Re: Invalid Characters in URLs

If we're targeting compatibility with web stuff, probably any update of the
URL spec would want to align heavily with the WHATWG one that browsers
follow.

Skimming the WHATWG URL spec, it looks like
<https://url.spec.whatwg.org/#path-state> it says such characters are
a validation
error <https://url.spec.whatwg.org/#validation-error> in paths, but
validation errors are non-fatal and the spec still defines what to do when
you proceed. In particular, those go through but some (but not all!) of
them get %-encoded internally by the parser, so they don't appear in the
actual parsed URL per se.

Although this space is kind of a mess. Playing around, it seems no two of
Chrome, Firefox, and Safari quite yet agree on which characters are
%-escaped in `new URL("https://example.com/[]{}|^").pathname`. Though I
believe this is an area folks are working on aligning, maybe? (I haven't
been following it, so I'm not sure what the current status is.)

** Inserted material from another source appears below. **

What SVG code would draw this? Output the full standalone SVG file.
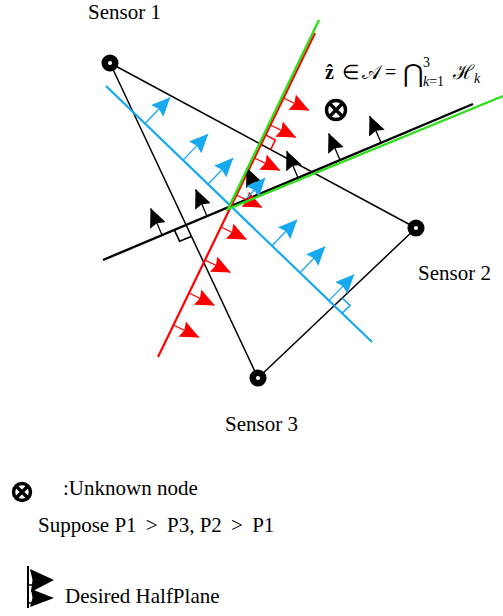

On Thu, Sep 19, 2024 at 4:11 PM Ryan Hamilton <rch@google.com> wrote:

> Howdy Folks,
>
> We've been doing some work lately to tighten up our HTTP spec compliance,
> specifically around invalid characters in URLs
> <https://quiche.googlesource.com/quiche/+/4249f8025caed1e3d71d04d9cadf42251acb7cac/quiche/balsa/header_properties.h#54>.
> Perhaps not surprisingly, we've seen many request which include one or more
> of the following character, which are prohibited by RFC 3986: *[]{}|^*
>
> Presumably other implementers see this as well? RFC 3986 came out in 2005
> and I suspect the web has evolved significantly since then. In much the
> same way the WG is addressing the issue of invalid characters in Cookies as
> part of rfc6265bis, is there any appetite in the WG for addressing the
> issue of invalid characters in URLs?
>
> Cheers,
>
> Ryan
>

Received on Thursday, 19 September 2024 20:31:28 UTC